# Peach Spotted Argentine Tegu?!!



## Piercedcub32 (Oct 12, 2011)

Hey guys, endlessly caught in a youtube loop I found this weeks "snakebytes" episode, and in it is a Peach spotted tegu! Red x BW only 4 in the world! BEAUTIFUL! Its about 1/2 way through the clip. Bobby you gonna try and breed some of these?! lol.

http://www.youtube.com/user/SnakeBytesTV?feature=grec_index


----------



## La-Price (Oct 12, 2011)

aren't his all Americans half bw extreme, and a quarter blue and quarter red?


----------



## slideaboot (Oct 12, 2011)

I'm seriously questioning the validity of those claims.


----------



## La-Price (Oct 12, 2011)

granted their pretty, but im sure its been done before  (hint hint bobbys all Americans)


----------



## Piercedcub32 (Oct 12, 2011)

I agree but the AA aren't pinkish like that guy is. I just think it looks cool. ;o)


----------



## Strange_Evil (Oct 12, 2011)

Cool looking tegu, but Reds x B&w are nothing new. Just got some lighter coloring from the red. But still beautiful animal


----------



## Bubblz Calhoun (Oct 12, 2011)

_It's a Red and Black hybrid,.. nothing rare about it,.. it's been done for quite some time. I'm sure he was just repeating what he was told about it. Since Reds range from bright almost blood red to peach, why would a black and red be any different. 
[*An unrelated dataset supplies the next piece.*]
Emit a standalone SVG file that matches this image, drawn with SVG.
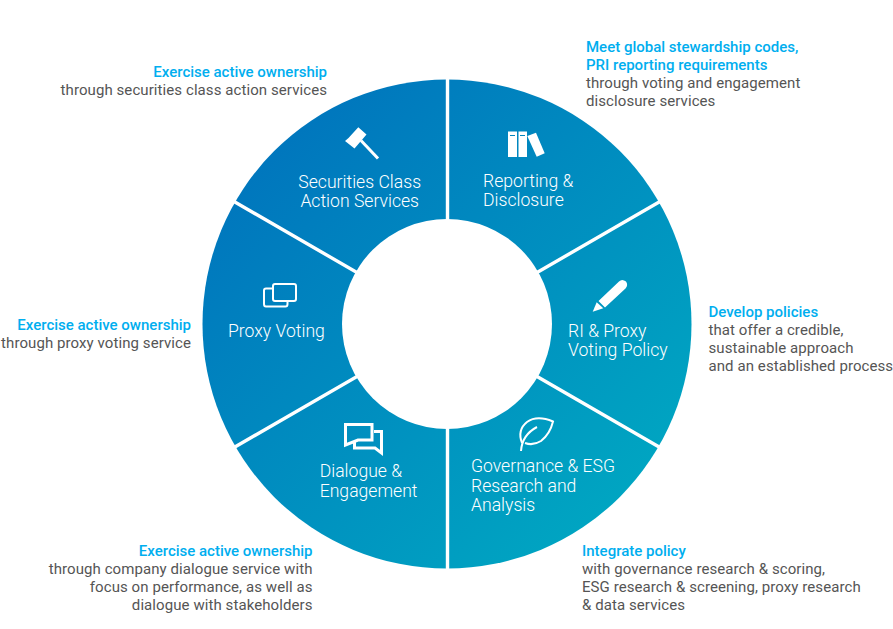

It's all marketing to get more money for them. 

Also if there's only four in the world like he said,.. then how are they selling them over on tegu terra?

http://www.tegutalk.com/showthread.php?tid=9546&page=2#axzz1acYXCoyD_


----------



## slideaboot (Oct 12, 2011)

Isn't Johnny LaRocca the dude that claimed to breed Bert's tegus but couldn't ever show proof? And Bert's passed...really makes it hard to believe...


----------



## kellen.watkins (Oct 12, 2011)

Yeah nothing special, now a half blue half extreme I really wanna see ;-)


----------



## chelvis (Oct 13, 2011)

kellen.watkins - I am working on that, just got to get settled into the new place and find a female extreme. We'll see

As for the red and black isn't there one on kingsnake right now and i have seen them locally as well. This would be wierd to see some many if there are only 4 in the world.


----------



## reptastic (Oct 13, 2011)

chelvis said:


> kellen.watkins - I am working on that, just got to get settled into the new place and find a female extreme. We'll see
> 
> As for the red and black isn't there one on kingsnake right now and i have seen them locally as well. This would be wierd to see some many if there are only 4 in the world.
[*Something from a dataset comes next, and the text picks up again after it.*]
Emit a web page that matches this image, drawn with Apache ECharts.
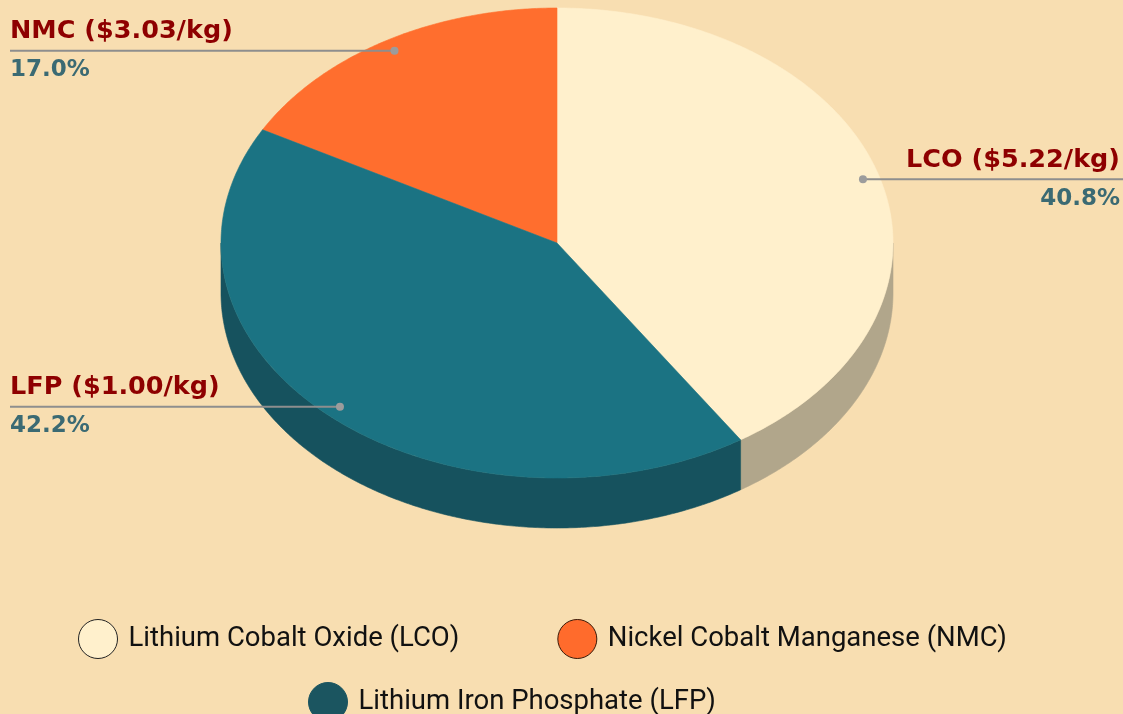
<!DOCTYPE html>
<html><head><meta charset="utf-8">
<script src="https://cdn.jsdelivr.net/npm/echarts@6/dist/echarts.min.js"></script>
<style>html,body{margin:0;padding:0;background:#F8DEB1;}#c{width:1123px;height:714px;}</style>
</head><body><div id="c"></div>
<script>
// ---- data ----
const categories = ['LCO', 'NMC', 'LFP'];
const fullNames = ['Lithium Cobalt Oxide (LCO)', 'Nickel Cobalt Manganese (NMC)', 'Lithium Iron Phosphate (LFP)'];
const shares = [40.8, 17.0, 42.2];
const prices = [5.22, 3.03, 1.00];
const sliceOrder = [0, 2, 1]; // clockwise from 12 o'clock: LCO, LFP, NMC
// ---- styles ----
const topColors = ['#FFF0CC', '#FF6E2E', '#1B7383'];
const sideColors = ['#B1A68B', '#B34D20', '#16525E'];
const legendColors = ['#FFF0CC', '#FF6B2C', '#1B5560'];
const legendBorders = ['#222222', '#3A1A08', '#1B5560'];

// cumulative start/end (percent) for each category
const ranges = [];
let acc = 0;
sliceOrder.forEach(function (i) { ranges[i] = [acc, acc + shares[i]]; acc += shares[i]; });

const CX = 557, CY = 243, RX = 336, RY = 235, DEPTH = 50;

function renderSlice(params, api) {
  const W = api.getWidth();
  const a0 = api.value(0) / 100 * 360, a1 = api.value(1) / 100 * 360;
  const i = api.value(2);
  const pt = function (deg, r, dz) {
    const t = deg * Math.PI / 180;
    return [CX + r * RX * Math.sin(t), CY - r * RY * Math.cos(t) + (dz || 0)];
  };
  const arc = function (s, e, r, dz) {
    const n = Math.max(2, Math.ceil(Math.abs(e - s) / 0.5));
    const out = [];
    for (let k = 0; k <= n; k++) out.push(pt(s + (e - s) * k / n, r, dz));
    return out;
  };
  const children = [];
  const fs = Math.max(a0, 90), fe = Math.min(a1, 270);
  if (fe > fs) {
    children.push({ type: 'polygon', z2: 1, shape: { points: arc(fs, fe, 1, 0).concat(arc(fe, fs, 1, DEPTH)) },
      style: { fill: sideColors[i], stroke: sideColors[i], lineWidth: 0.6 } });
  }
  children.push({ type: 'polygon', z2: 10, shape: { points: [[CX, CY]].concat(arc(a0, a1, 1, 0)) },
    style: { fill: topColors[i], stroke: topColors[i], lineWidth: 0.6 } });
  const mid = (a0 + a1) / 2;
  const d = pt(mid, 0.95, 0);
  const left = d[0] < CX;
  children.push({ type: 'line', z2: 20, shape: { x1: d[0], y1: d[1], x2: left ? 10 : W, y2: d[1] },
    style: { stroke: '#8E8E8E', lineWidth: 2 } });
  children.push({ type: 'circle', z2: 21, shape: { cx: d[0], cy: d[1], r: 4 }, style: { fill: '#9C9C9C' } });
  const tx = left ? 10 : W - 3;
  children.push({ type: 'text', z2: 22, style: { text: categories[i] + ' ($' + prices[i].toFixed(2) + '/kg)', x: tx, y: d[1] - 6,
    align: left ? 'left' : 'right', verticalAlign: 'bottom', font: 'bold 25.5px "DejaVu Sans"', fill: '#8E0000' } });
  children.push({ type: 'text', z2: 22, style: { text: shares[i].toFixed(1) + '%', x: tx, y: d[1] + 8,
    align: left ? 'left' : 'right', verticalAlign: 'top', font: 'bold 23px "DejaVu Sans"', fill: '#3B6A73' } });
  return { type: 'group', children: children };
}

const series = categories.map(function (c, i) {
  return {
    type: 'custom', name: fullNames[i], coordinateSystem: 'none',
    itemStyle: { color: legendColors[i] },
    renderItem: renderSlice,
    data: [[ranges[i][0], ranges[i][1], i]]
  };
});

const legendText = { fontFamily: 'Roboto, sans-serif', fontSize: 27.5, color: '#111' };
function legendItem(i) {
  return { name: fullNames[i], icon: 'circle', itemStyle: { color: legendColors[i], borderColor: legendBorders[i], borderWidth: 1 } };
}

const chart = echarts.init(document.getElementById('c'), null, { renderer: 'canvas' });
chart.setOption({
  backgroundColor: '#F8DEB1',
  animation: false,
  legend: [
    { data: [legendItem(0), legendItem(1)], left: 73, top: 614, itemWidth: 39, itemHeight: 39, itemGap: 98,
      textStyle: Object.assign({ padding: [0, 0, 0, 6] }, legendText), selectedMode: false },
    { data: [legendItem(2)], left: 303, top: 677, itemWidth: 39, itemHeight: 39,
      textStyle: Object.assign({ padding: [0, 0, 0, 6] }, legendText), selectedMode: false }
  ],
  series: series
});
</script></body></html>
Too bad we both got males, m looking for a female blue to do the same, i think it'd be great to see how different those 2 clutches would look


----------



## La-Price (Oct 13, 2011)

we've got 2 extremes (1.1)`and 1 blue (1.0) (that being Ace has tegus ) but i dunno if he'll breed Lacuna and Alkaline. Pretty sure onlu Lacuna and Aiden when there of age


----------



## chelvis (Oct 13, 2011)

Ya I had the chance now twice to get ahold of an extrem female but one time my dog had to go to the vet for a leg injury the next the car broke down, so no money = no tegu. So the hunt is on, maybe next year.


----------



## slideaboot (Oct 13, 2011)

chelvis said:


> Ya I had the chance now twice to get ahold of an extrem female but one time my dog had to go to the vet for a leg injury the next the car broke down, so no money = no tegu. So the hunt is on, maybe next year.
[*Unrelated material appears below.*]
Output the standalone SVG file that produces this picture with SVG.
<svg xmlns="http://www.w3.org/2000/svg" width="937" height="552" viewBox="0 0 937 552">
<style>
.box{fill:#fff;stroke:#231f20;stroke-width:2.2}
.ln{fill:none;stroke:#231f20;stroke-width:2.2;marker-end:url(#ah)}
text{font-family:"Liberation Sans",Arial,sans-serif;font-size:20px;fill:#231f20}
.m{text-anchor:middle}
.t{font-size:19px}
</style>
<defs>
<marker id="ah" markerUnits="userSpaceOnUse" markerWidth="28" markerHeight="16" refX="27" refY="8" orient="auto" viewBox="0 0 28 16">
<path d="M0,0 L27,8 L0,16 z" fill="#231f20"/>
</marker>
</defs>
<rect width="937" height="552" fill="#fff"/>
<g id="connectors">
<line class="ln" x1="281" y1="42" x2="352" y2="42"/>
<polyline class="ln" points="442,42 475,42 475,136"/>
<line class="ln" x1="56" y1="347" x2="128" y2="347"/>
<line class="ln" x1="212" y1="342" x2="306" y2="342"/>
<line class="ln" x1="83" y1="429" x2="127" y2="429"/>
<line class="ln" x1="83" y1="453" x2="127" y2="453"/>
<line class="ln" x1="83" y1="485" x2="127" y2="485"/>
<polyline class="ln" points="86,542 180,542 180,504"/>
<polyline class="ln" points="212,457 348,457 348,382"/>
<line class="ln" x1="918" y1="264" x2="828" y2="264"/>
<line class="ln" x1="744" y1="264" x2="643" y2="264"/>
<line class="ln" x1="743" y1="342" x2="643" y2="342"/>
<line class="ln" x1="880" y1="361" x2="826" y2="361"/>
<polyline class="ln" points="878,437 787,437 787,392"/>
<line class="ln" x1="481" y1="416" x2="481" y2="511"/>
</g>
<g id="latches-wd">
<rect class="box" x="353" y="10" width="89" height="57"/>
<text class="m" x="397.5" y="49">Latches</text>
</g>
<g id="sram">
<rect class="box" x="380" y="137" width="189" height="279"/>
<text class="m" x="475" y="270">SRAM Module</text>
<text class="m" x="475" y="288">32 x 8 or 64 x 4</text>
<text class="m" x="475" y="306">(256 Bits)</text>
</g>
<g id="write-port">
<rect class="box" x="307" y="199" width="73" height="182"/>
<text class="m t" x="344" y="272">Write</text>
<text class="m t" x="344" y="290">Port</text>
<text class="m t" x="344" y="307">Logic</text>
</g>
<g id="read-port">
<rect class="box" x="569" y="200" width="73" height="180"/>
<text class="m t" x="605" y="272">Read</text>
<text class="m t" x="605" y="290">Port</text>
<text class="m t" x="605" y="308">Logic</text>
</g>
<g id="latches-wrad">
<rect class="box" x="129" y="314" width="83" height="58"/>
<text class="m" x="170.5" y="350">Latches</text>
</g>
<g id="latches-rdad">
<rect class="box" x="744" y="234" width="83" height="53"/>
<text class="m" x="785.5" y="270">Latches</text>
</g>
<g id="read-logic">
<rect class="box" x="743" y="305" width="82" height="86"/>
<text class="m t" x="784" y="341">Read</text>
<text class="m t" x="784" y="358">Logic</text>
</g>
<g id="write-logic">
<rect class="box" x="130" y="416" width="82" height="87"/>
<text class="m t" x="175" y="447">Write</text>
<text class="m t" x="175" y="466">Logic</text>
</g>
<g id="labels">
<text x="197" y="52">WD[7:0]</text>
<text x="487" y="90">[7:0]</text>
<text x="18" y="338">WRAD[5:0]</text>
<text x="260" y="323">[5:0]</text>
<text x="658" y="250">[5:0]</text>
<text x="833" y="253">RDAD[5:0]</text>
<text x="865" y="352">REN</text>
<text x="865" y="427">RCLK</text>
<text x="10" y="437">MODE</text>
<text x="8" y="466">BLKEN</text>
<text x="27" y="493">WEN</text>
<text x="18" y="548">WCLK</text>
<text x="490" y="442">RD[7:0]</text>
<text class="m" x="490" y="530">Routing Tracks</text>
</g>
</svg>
Hey...I know a guy with a yearling extreme female...


----------



## chelvis (Oct 13, 2011)

Are they willing to sell? I was talking to someone about a female caiman lizard but they are getting more and more common right now. PM or post any contact you got. Oh are they willing to ship I should ask?


----------



## Rhetoric (Oct 15, 2011)

lol slideabot is the one selling her!  shes pretty cute


----------